だが金融市場はほぼ無反応。リーマンショック直後は、金融政策と中央銀行が世界の議論を席巻したはずだが、いまや中央銀行の政策をまじめに注目する人はほとんどいないに等しい。
何かが変わっているのだろうか。実体経済が順調なので、何も起こりようがないのだ。筆者の視点はそこから金融市場の価値と価格の関係へ行き、金融市場の本質は幽霊であり、そうした本質が、金融政策が「無視」されるようになっている一つの要因だと分析する。
(上)「無視される」黒田総裁とイエレン議長はこちら

金融資産価格は、価値という軸をもたない

価格というのは、現実に成立した数字である。しかし、よりどころはない。価格が間違ってしまった場合は、それを修整するものがないのだ。

一方、価値とは、価格のよりどころとなるものであり、使用価値が最もわかりやすい軸だ。しかし、交換経済が発達し、貨幣あるいは貨幣的なモノが経済の中心に思えるようになってくる中で、マルクスの労働価値説は、投入労働量にそのよりどころを求めたのであり、一方、新古典派理論は、効用にその軸を求めたのである。

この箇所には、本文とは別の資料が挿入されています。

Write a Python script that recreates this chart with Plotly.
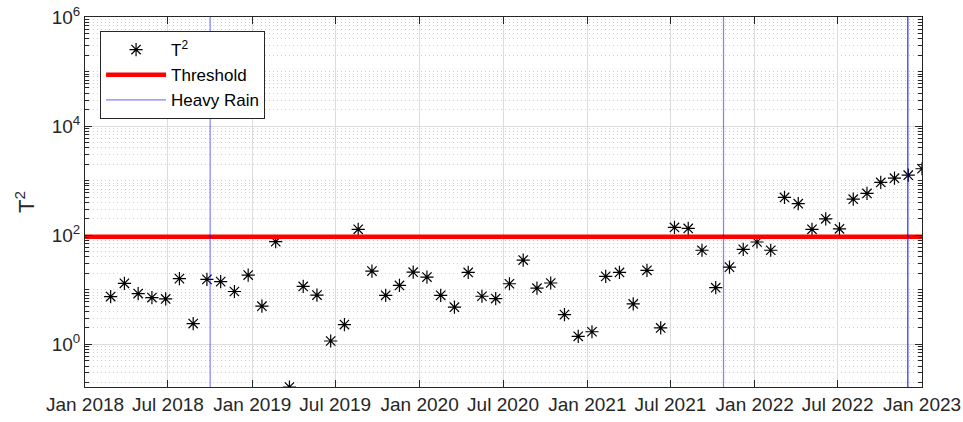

しかし、価値という軸を持たない価格である金融資産価格は、どこへでも浮遊し続けてしまう。だから、バブルになるのであり、バブルと呼ばれるのだ。バブル的な価格設定、という言葉はあっても、車や洋服には価格の限界がある。自己満足の価格を超えられないのであり、個人の満足という歯止め、軸があるのだ。

一方、資産価格には軸はない。皆が上がると思えば上がり、上がれば、その価格が現実となり、真実となり、そこから価格はさらに浮遊する。だから、どこにも軸がなく、どこにも留まりようがなく、真実は存在しないのだ。